Elisa se angustia, no sólo por la casa vieja, húmeda, inhóspita... sino por la soledad profunda, donde los ruidos, los animales y hasta una vecina entrometida toman para ella dimensiones amenazantes, replicadas por la imagen y el sonido ambiente. En un contexto donde no hay señal de celular, los silencios se agigantan y también las carencias y lados oscuros que habitualmente quedan tapados por el ajetreo estresante de las megalópolis.
El centro poblado más próximo ofrece muy poco para las costumbres citadinas pero la pareja buscará salir e integrarse en una fiesta popular, también apelan al sexo más que a las palabras para sentirse menos solos aunque el problema no pasa tanto por el desacuerdo sobre vivir o no una vida retirada y rústica, sino que ese ámbito los hace mirarse el uno al otro y descubrir las diferencias que los separan.
Exploración perturbadora
En el film existe una inquietante indagación respecto de la frustración burguesa del sujeto de ciudad que al salir de su burbuja artificial no puede interactuar con lo salvaje. “El campo” no podría entenderse fuera del marco de lo psicológico y lo sociocultural, con una fuerte mirada de género que cuestiona, desde la protagonista, esa deliberada iniciativa masculina cuando se da por sentado que no queda otro camino que seguirla. Al respecto, hay dos escenas clave: una cuando él planifica tener un nuevo hijo y ella afirma que antes debe retomar su carrera interrumpida por el embarazo anterior. Y la otra, cuando Santiago se va de cacería y trae una liebre que finalmente él termina destripando afuera y descubriendo que está preñada.

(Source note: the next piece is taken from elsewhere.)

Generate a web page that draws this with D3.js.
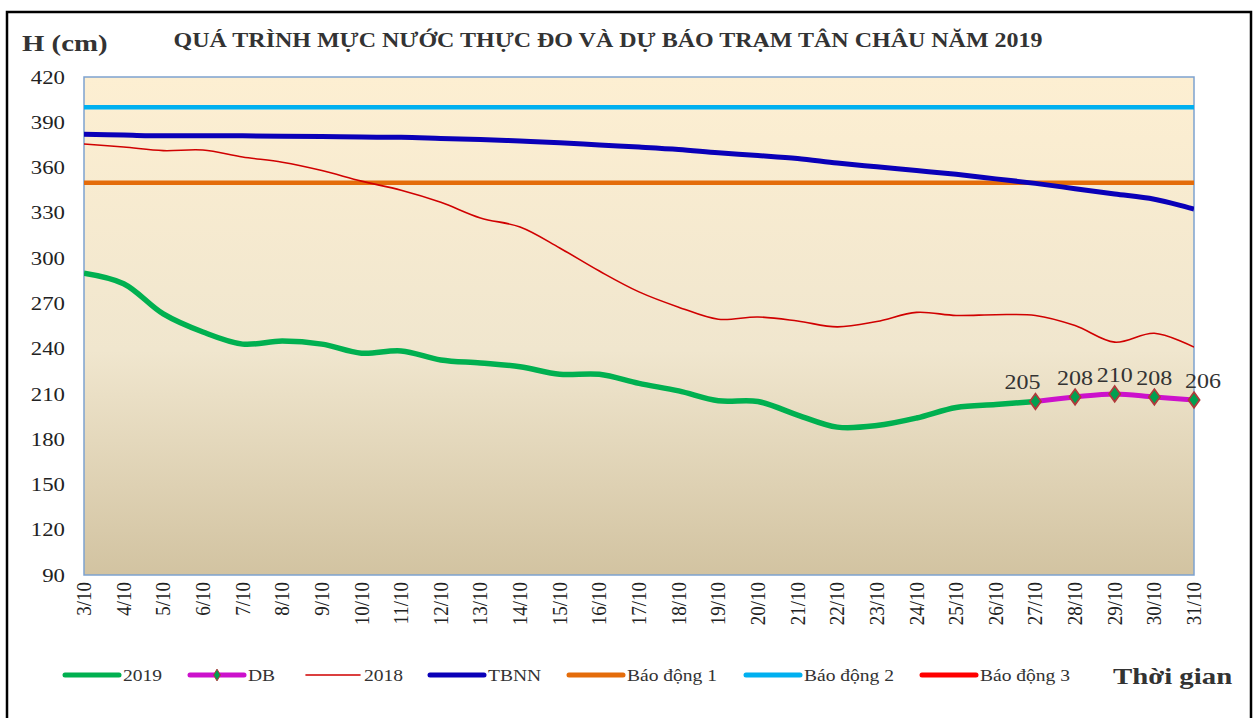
<!DOCTYPE html>
<html>
<head>
<meta charset="utf-8">
<script src="https://cdn.jsdelivr.net/npm/d3@7"></script>
<style>
  body { margin: 0; background: #fff; }
  text { font-family: "Liberation Serif", "DejaVu Serif", serif; }
</style>
</head>
<body>
<div id="chart"></div>
<script>
/* data */
var dates = ["3/10","4/10","5/10","6/10","7/10","8/10","9/10","10/10","11/10","12/10",
             "13/10","14/10","15/10","16/10","17/10","18/10","19/10","20/10","21/10","22/10",
             "23/10","24/10","25/10","26/10","27/10","28/10","29/10","30/10","31/10"];
var y2019 = [290,283,263,251,243,245,243,237,238.5,232.5,230.5,228,223,223,217,212,205.5,205,196,188,189,194,201,203,205];
var dbDates = ["27/10","28/10","29/10","30/10","31/10"];
var db = [205,208,210,208,206];
var y2018 = [375.6,373.6,371.2,371.6,367,363.5,358,351,345,337,326.6,320.6,306.7,291.4,277.6,267.5,259.5,261,258.3,254.4,258,264,262,262.5,262,255.3,244.3,250.2,241];
var tbnn = [382,381.5,381,381,381,380.8,380.5,380.2,380,379.3,378.6,377.6,376.5,375,373.6,372,369.8,368,366,363,360.5,358,355.5,352.5,349.5,346,342.5,339,332.5];
var alarms = [350, 400, 450];
var yTicks = [90,120,150,180,210,240,270,300,330,360,390,420];

var width = 1259, height = 718;
var margin = {left: 84, right: 65, top: 77, bottom: 143};
var sx = 1.2; /* the picture is a little wider than tall, text too */

var svg = d3.select("#chart").append("svg")
    .attr("width", width)
    .attr("height", height);

/* outer frame */
svg.append("rect")
    .attr("x", 7).attr("y", 12)
    .attr("width", 1244).attr("height", 720)
    .attr("fill", "none")
    .attr("stroke", "#000")
    .attr("stroke-width", 2.5);

var x = d3.scalePoint().domain(dates).range([margin.left, width - margin.right]);
var y = d3.scaleLinear().domain([90, 420]).range([height - margin.bottom, margin.top]);

/* plot background gradient */
var defs = svg.append("defs");
var grad = defs.append("linearGradient").attr("id", "bg")
    .attr("x1", 0).attr("y1", 0).attr("x2", 0).attr("y2", 1);
grad.append("stop").attr("offset", "0%").attr("stop-color", "#FDEFD2");
grad.append("stop").attr("offset", "55%").attr("stop-color", "#F0E6CE");
grad.append("stop").attr("offset", "100%").attr("stop-color", "#D2C3A1");

defs.append("clipPath").attr("id", "clip")
    .append("rect")
    .attr("x", x.range()[0]).attr("y", y(420))
    .attr("width", x.range()[1] - x.range()[0])
    .attr("height", y(90) - y(420));

svg.append("rect")
    .attr("x", x.range()[0]).attr("y", y(420))
    .attr("width", x.range()[1] - x.range()[0])
    .attr("height", y(90) - y(420))
    .attr("fill", "url(#bg)")
    .attr("stroke", "#7DA2CF")
    .attr("stroke-width", 1.5);

/* helper: text stretched sideways around its anchor */
function label(parent, px, py, str, size, opts) {
    opts = opts || {};
    var t = parent.append("g")
        .attr("transform", "translate(" + px + "," + py + ")scale(" + (opts.sx || sx) + ",1)")
        .append("text")
        .attr("font-size", size)
        .attr("fill", opts.fill || "#333")
        .attr("text-anchor", opts.anchor || "start")
        .attr("font-weight", opts.bold ? "bold" : null)
        .text(str);
    if (opts.dy) t.attr("dy", opts.dy);
    return t;
}

/* y axis labels */
var yg = svg.append("g");
yTicks.forEach(function(d) {
    label(yg, 65, y(d), d, 19, {anchor: "end", dy: "0.35em", fill: "#222"});
});

/* x axis labels, rotated */
svg.append("g").selectAll("text").data(dates)
    .enter().append("text")
    .attr("transform", function(d) { return "translate(" + (x(d) + 7) + "," + 582 + ")rotate(-90)scale(1,1.15)"; })
    .attr("text-anchor", "end")
    .attr("font-size", 19)
    .attr("fill", "#222")
    .text(function(d) { return d; });

var plot = svg.append("g").attr("clip-path", "url(#clip)");

/* alarm levels */
var alarmColors = ["#E46C0A", "#00B0F0", "#FF0000"];
alarms.forEach(function(a, i) {
    plot.append("line")
        .attr("x1", x.range()[0]).attr("x2", x.range()[1])
        .attr("y1", y(a)).attr("y2", y(a))
        .attr("stroke", alarmColors[i])
        .attr("stroke-width", 4.5);
});

var line = d3.line()
    .x(function(d) { return x(d[0]); })
    .y(function(d) { return y(d[1]); })
    .curve(d3.curveCatmullRom.alpha(0.5));

function pairs(xs, ys) { return ys.map(function(v, i) { return [xs[i], v]; }); }

plot.append("path").datum(pairs(dates, tbnn))
    .attr("fill", "none").attr("stroke", "#0A00B8").attr("stroke-width", 5)
    .attr("d", line);

plot.append("path").datum(pairs(dates, y2018))
    .attr("fill", "none").attr("stroke", "#D00000").attr("stroke-width", 1.6)
    .attr("d", line);

plot.append("path").datum(pairs(dates, y2019))
    .attr("fill", "none").attr("stroke", "#00B050").attr("stroke-width", 5.5)
    .attr("d", line);

plot.append("path").datum(pairs(dbDates, db))
    .attr("fill", "none").attr("stroke", "#CC11CC").attr("stroke-width", 5)
    .attr("d", line);

/* DB markers and labels */
var diamond = d3.symbol().type(d3.symbolDiamond).size(70);
svg.append("g").selectAll("path").data(pairs(dbDates, db))
    .enter().append("path")
    .attr("transform", function(d) { return "translate(" + x(d[0]) + "," + y(d[1]) + ")scale(1.25,1)"; })
    .attr("d", diamond)
    .attr("fill", "#00A050")
    .attr("stroke", "#B03A3A")
    .attr("stroke-width", 1.5);

var labelShift = {"27/10": -13, "31/10": 9};
var lg = svg.append("g");
pairs(dbDates, db).forEach(function(d) {
    label(lg, x(d[0]) + (labelShift[d[0]] || 0), y(d[1]) - 12, d[1], 20, {anchor: "middle"});
});

/* titles */
label(svg, 22, 51, "H (cm)", 24, {bold: true});
label(svg, 608, 47, "QUÁ TRÌNH MỰC NƯỚC THỰC ĐO VÀ DỰ BÁO TRẠM  TÂN CHÂU NĂM 2019", 20,
      {bold: true, anchor: "middle"});
label(svg, 1113, 684, "Thời gian", 24, {bold: true});

/* legend */
var legendNames = ["2019", "DB", "2018", "TBNN", "Báo động 1", "Báo động 2", "Báo động 3"];
var legendColors = ["#00B050", "#CC11CC", "#D00000", "#0A00B8", "#E46C0A", "#00B0F0", "#FF0000"];
var legendWidths = [5, 5, 1.6, 5, 5, 5, 5];
var legendX = [65, 190, 306, 430, 569, 746, 922];

var legend = svg.append("g").selectAll("g").data(legendNames)
    .enter().append("g")
    .attr("transform", function(d, i) { return "translate(" + legendX[i] + ",675)"; });

legend.append("line")
    .attr("x1", 0).attr("x2", 54)
    .attr("stroke", function(d, i) { return legendColors[i]; })
    .attr("stroke-width", function(d, i) { return legendWidths[i]; })
    .attr("stroke-linecap", "round");

legend.filter(function(d) { return d === "DB"; })
    .append("path")
    .attr("transform", "translate(27,0)")
    .attr("d", d3.symbol().type(d3.symbolDiamond).size(40))
    .attr("fill", "#00A050").attr("stroke", "#B03A3A").attr("stroke-width", 1);

legend.each(function(d) {
    label(d3.select(this), 58, 0, d, 17, {sx: 1.15, dy: "0.35em"});
});
</script>
</body>
</html>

Tanto en la pareja urbanizada de Elisa y Santiago como en la de sus vecinos maduros, los caseros que viven en las cercanías pero que sí están acostumbrados a la rudeza de la vida en el campo, hay algo en común: la incomunicación. Elisa rechaza inicialmente a esa mujer para luego cambiar su visión al encontrar puntos de encuentro y hasta llega a confiarle su angustia. Pero queda claro que no quiere identificarse con ella, por lo que cuando este personaje desaparece, ella toma una decisión sin retorno y ahora es su marido quien la sigue, mientras se despiden con la pequeña niña de ese cielo y ese paisaje no hecho para ellos.
Estéticamente, la película es irreprochable, con un gran trabajo del virtuoso director de fotografía Guillermo Nieto. Además de las destacables actuaciones de Leonardo Sbaraglia y Dolores Fonzi. Sin embargo, la historia planteada tiene algunos problemas para una mejor recepción: en primer lugar, el tratamiento rítmico, con sus atmósferas densas que conspiran para la pura fluidez cinematográfica. La historia descarta factores que podrían haber reforzado su dramaticidad, dice muy poco de los personajes. Cuando empieza a ocurrir algo significativo, el relato se clausura abruptamente. Se escatiman demasiados datos, falta información. De esta forma, paradójicamente, la intensidad buscada en el despojamiento conspira contra la profundidad y los conflictos quedan en la superficie, en la incomodidad y en una excesiva frialdad o sequedad que se transmite al espectador.